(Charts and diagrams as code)
====

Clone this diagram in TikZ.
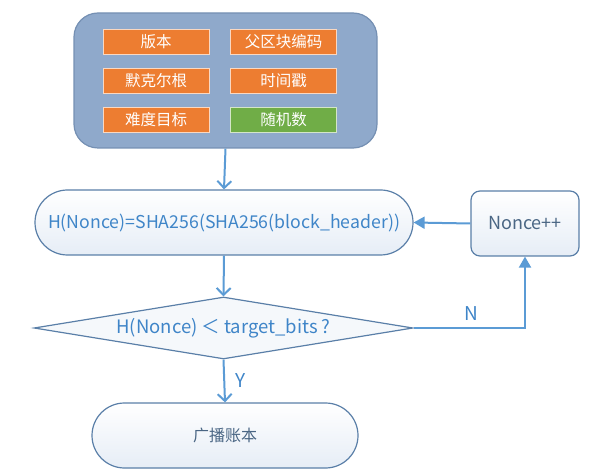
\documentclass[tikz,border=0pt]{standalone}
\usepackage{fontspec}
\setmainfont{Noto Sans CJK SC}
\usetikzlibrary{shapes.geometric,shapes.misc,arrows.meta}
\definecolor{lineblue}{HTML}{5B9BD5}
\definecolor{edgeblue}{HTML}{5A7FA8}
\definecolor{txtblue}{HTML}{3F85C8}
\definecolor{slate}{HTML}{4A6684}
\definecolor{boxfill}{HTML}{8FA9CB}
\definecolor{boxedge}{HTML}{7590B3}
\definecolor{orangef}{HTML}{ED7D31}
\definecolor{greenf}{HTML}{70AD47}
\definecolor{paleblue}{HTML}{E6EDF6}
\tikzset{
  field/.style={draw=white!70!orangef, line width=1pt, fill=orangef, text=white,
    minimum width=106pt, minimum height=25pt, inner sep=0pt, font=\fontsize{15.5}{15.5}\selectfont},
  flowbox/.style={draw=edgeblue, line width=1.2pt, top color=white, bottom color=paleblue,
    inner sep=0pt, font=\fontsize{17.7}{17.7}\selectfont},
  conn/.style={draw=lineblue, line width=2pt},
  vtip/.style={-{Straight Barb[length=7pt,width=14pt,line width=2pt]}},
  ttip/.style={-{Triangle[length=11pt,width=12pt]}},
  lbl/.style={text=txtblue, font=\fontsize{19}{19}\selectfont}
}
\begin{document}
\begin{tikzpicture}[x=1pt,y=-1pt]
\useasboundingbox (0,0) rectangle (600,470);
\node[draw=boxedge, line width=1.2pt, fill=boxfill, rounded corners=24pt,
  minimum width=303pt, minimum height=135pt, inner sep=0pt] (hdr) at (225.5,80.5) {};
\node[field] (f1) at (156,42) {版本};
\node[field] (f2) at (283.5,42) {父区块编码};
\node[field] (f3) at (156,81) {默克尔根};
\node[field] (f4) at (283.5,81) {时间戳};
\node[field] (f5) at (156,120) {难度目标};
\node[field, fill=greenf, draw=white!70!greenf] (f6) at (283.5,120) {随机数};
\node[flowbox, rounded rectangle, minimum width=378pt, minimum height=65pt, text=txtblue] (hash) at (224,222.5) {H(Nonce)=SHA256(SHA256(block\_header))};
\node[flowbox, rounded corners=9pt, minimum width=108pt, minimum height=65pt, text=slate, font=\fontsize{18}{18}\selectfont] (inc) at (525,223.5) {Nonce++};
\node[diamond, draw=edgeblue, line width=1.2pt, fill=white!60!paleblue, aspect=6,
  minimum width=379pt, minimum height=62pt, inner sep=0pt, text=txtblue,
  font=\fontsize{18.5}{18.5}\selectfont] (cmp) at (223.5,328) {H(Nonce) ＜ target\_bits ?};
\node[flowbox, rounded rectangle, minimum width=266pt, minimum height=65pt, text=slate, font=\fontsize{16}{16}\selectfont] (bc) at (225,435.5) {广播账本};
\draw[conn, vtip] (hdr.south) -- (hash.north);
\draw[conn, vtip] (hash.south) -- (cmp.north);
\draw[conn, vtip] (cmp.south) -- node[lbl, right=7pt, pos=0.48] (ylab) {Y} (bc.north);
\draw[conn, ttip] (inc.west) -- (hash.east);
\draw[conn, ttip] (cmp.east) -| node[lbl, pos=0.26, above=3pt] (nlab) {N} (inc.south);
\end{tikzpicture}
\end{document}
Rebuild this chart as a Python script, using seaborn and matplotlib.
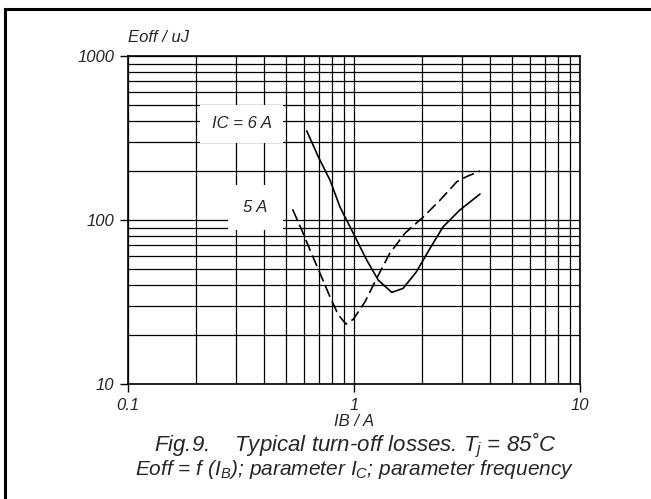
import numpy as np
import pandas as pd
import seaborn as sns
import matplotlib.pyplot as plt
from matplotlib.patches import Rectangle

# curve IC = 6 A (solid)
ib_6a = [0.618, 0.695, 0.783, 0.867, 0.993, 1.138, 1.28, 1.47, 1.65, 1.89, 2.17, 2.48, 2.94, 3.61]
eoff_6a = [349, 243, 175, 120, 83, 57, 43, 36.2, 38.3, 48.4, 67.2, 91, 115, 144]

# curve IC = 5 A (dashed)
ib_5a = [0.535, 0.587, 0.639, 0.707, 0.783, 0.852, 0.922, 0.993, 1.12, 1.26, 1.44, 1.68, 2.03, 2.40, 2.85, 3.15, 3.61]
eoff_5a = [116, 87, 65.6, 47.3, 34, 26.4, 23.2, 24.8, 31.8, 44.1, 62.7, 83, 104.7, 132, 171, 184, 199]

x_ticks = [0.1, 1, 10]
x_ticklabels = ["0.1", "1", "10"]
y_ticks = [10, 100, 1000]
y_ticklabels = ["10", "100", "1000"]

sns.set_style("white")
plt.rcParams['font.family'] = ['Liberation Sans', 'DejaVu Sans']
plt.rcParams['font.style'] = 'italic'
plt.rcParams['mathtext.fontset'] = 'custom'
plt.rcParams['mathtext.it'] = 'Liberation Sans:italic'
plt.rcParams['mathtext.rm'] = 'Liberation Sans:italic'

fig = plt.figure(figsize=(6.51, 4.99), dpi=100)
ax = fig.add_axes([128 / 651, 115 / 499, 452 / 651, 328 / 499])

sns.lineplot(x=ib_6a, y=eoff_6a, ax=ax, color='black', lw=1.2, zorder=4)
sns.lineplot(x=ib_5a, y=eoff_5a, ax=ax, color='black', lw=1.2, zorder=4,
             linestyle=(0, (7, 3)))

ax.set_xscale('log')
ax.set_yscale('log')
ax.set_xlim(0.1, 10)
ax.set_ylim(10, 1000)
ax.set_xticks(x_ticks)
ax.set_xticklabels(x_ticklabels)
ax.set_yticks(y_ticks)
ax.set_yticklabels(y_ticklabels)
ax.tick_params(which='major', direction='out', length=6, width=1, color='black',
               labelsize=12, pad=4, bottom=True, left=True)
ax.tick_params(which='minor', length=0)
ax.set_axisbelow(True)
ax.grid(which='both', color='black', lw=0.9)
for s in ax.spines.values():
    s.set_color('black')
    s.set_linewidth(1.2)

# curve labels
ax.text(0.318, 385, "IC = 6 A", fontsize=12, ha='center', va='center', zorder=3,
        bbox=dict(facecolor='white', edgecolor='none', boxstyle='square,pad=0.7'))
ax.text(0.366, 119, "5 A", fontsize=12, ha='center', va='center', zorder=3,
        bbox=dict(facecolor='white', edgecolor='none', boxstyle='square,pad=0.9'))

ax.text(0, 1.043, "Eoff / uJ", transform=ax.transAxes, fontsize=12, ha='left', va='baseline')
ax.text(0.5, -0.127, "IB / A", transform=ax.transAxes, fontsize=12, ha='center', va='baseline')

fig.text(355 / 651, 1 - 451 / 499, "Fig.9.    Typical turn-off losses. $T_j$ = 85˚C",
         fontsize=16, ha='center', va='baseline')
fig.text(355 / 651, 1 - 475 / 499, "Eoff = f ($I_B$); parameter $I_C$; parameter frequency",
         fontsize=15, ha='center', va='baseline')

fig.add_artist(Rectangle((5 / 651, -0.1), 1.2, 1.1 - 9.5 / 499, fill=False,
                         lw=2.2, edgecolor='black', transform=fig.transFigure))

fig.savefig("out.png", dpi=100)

====

- WHAT NEEDS TO BE DONE -
Copy the data word for word. Pictures do not go in the copy.

- COMPLETED TASK -
Clone this diagram in TikZ.
\documentclass[tikz,border=0pt]{standalone}
\usepackage{fontspec}
\setmainfont{Noto Sans CJK SC}
\usetikzlibrary{shapes.geometric,shapes.misc,arrows.meta}
\definecolor{lineblue}{HTML}{5B9BD5}
\definecolor{edgeblue}{HTML}{5A7FA8}
\definecolor{txtblue}{HTML}{3F85C8}
\definecolor{slate}{HTML}{4A6684}
\definecolor{boxfill}{HTML}{8FA9CB}
\definecolor{boxedge}{HTML}{7590B3}
\definecolor{orangef}{HTML}{ED7D31}
\definecolor{greenf}{HTML}{70AD47}
\definecolor{paleblue}{HTML}{E6EDF6}
\tikzset{
  field/.style={draw=white!70!orangef, line width=1pt, fill=orangef, text=white,
    minimum width=106pt, minimum height=25pt, inner sep=0pt, font=\fontsize{15.5}{15.5}\selectfont},
  flowbox/.style={draw=edgeblue, line width=1.2pt, top color=white, bottom color=paleblue,
    inner sep=0pt, font=\fontsize{17.7}{17.7}\selectfont},
  conn/.style={draw=lineblue, line width=2pt},
  vtip/.style={-{Straight Barb[length=7pt,width=14pt,line width=2pt]}},
  ttip/.style={-{Triangle[length=11pt,width=12pt]}},
  lbl/.style={text=txtblue, font=\fontsize{19}{19}\selectfont}
}
\begin{document}
\begin{tikzpicture}[x=1pt,y=-1pt]
\useasboundingbox (0,0) rectangle (600,470);
\node[draw=boxedge, line width=1.2pt, fill=boxfill, rounded corners=24pt,
  minimum width=303pt, minimum height=135pt, inner sep=0pt] (hdr) at (225.5,80.5) {};
\node[field] (f1) at (156,42) {版本};
\node[field] (f2) at (283.5,42) {父区块编码};
\node[field] (f3) at (156,81) {默克尔根};
\node[field] (f4) at (283.5,81) {时间戳};
\node[field] (f5) at (156,120) {难度目标};
\node[field, fill=greenf, draw=white!70!greenf] (f6) at (283.5,120) {随机数};
\node[flowbox, rounded rectangle, minimum width=378pt, minimum height=65pt, text=txtblue] (hash) at (224,222.5) {H(Nonce)=SHA256(SHA256(block\_header))};
\node[flowbox, rounded corners=9pt, minimum width=108pt, minimum height=65pt, text=slate, font=\fontsize{18}{18}\selectfont] (inc) at (525,223.5) {Nonce++};
\node[diamond, draw=edgeblue, line width=1.2pt, fill=white!60!paleblue, aspect=6,
  minimum width=379pt, minimum height=62pt, inner sep=0pt, text=txtblue,
  font=\fontsize{18.5}{18.5}\selectfont] (cmp) at (223.5,328) {H(Nonce) ＜ target\_bits ?};
\node[flowbox, rounded rectangle, minimum width=266pt, minimum height=65pt, text=slate, font=\fontsize{16}{16}\selectfont] (bc) at (225,435.5) {广播账本};
\draw[conn, vtip] (hdr.south) -- (hash.north);
\draw[conn, vtip] (hash.south) -- (cmp.north);
\draw[conn, vtip] (cmp.south) -- node[lbl, right=7pt, pos=0.48] (ylab) {Y} (bc.north);
\draw[conn, ttip] (inc.west) -- (hash.east);
\draw[conn, ttip] (cmp.east) -| node[lbl, pos=0.26, above=3pt] (nlab) {N} (inc.south);
\end{tikzpicture}
\end{document}
Rebuild this chart as a Python script, using seaborn and matplotlib.
import numpy as np
import pandas as pd
import seaborn as sns
import matplotlib.pyplot as plt
from matplotlib.patches import Rectangle

# curve IC = 6 A (solid)
ib_6a = [0.618, 0.695, 0.783, 0.867, 0.993, 1.138, 1.28, 1.47, 1.65, 1.89, 2.17, 2.48, 2.94, 3.61]
eoff_6a = [349, 243, 175, 120, 83, 57, 43, 36.2, 38.3, 48.4, 67.2, 91, 115, 144]

# curve IC = 5 A (dashed)
ib_5a = [0.535, 0.587, 0.639, 0.707, 0.783, 0.852, 0.922, 0.993, 1.12, 1.26, 1.44, 1.68, 2.03, 2.40, 2.85, 3.15, 3.61]
eoff_5a = [116, 87, 65.6, 47.3, 34, 26.4, 23.2, 24.8, 31.8, 44.1, 62.7, 83, 104.7, 132, 171, 184, 199]

x_ticks = [0.1, 1, 10]
x_ticklabels = ["0.1", "1", "10"]
y_ticks = [10, 100, 1000]
y_ticklabels = ["10", "100", "1000"]

sns.set_style("white")
plt.rcParams['font.family'] = ['Liberation Sans', 'DejaVu Sans']
plt.rcParams['font.style'] = 'italic'
plt.rcParams['mathtext.fontset'] = 'custom'
plt.rcParams['mathtext.it'] = 'Liberation Sans:italic'
plt.rcParams['mathtext.rm'] = 'Liberation Sans:italic'

fig = plt.figure(figsize=(6.51, 4.99), dpi=100)
ax = fig.add_axes([128 / 651, 115 / 499, 452 / 651, 328 / 499])

sns.lineplot(x=ib_6a, y=eoff_6a, ax=ax, color='black', lw=1.2, zorder=4)
sns.lineplot(x=ib_5a, y=eoff_5a, ax=ax, color='black', lw=1.2, zorder=4,
             linestyle=(0, (7, 3)))

ax.set_xscale('log')
ax.set_yscale('log')
ax.set_xlim(0.1, 10)
ax.set_ylim(10, 1000)
ax.set_xticks(x_ticks)
ax.set_xticklabels(x_ticklabels)
ax.set_yticks(y_ticks)
ax.set_yticklabels(y_ticklabels)
ax.tick_params(which='major', direction='out', length=6, width=1, color='black',
               labelsize=12, pad=4, bottom=True, left=True)
ax.tick_params(which='minor', length=0)
ax.set_axisbelow(True)
ax.grid(which='both', color='black', lw=0.9)
for s in ax.spines.values():
    s.set_color('black')
    s.set_linewidth(1.2)

# curve labels
ax.text(0.318, 385, "IC = 6 A", fontsize=12, ha='center', va='center', zorder=3,
        bbox=dict(facecolor='white', edgecolor='none', boxstyle='square,pad=0.7'))
ax.text(0.366, 119, "5 A", fontsize=12, ha='center', va='center', zorder=3,
        bbox=dict(facecolor='white', edgecolor='none', boxstyle='square,pad=0.9'))

ax.text(0, 1.043, "Eoff / uJ", transform=ax.transAxes, fontsize=12, ha='left', va='baseline')
ax.text(0.5, -0.127, "IB / A", transform=ax.transAxes, fontsize=12, ha='center', va='baseline')

fig.text(355 / 651, 1 - 451 / 499, "Fig.9.    Typical turn-off losses. $T_j$ = 85˚C",
         fontsize=16, ha='center', va='baseline')
fig.text(355 / 651, 1 - 475 / 499, "Eoff = f ($I_B$); parameter $I_C$; parameter frequency",
         fontsize=15, ha='center', va='baseline')

fig.add_artist(Rectangle((5 / 651, -0.1), 1.2, 1.1 - 9.5 / 499, fill=False,
                         lw=2.2, edgecolor='black', transform=fig.transFigure))

fig.savefig("out.png", dpi=100)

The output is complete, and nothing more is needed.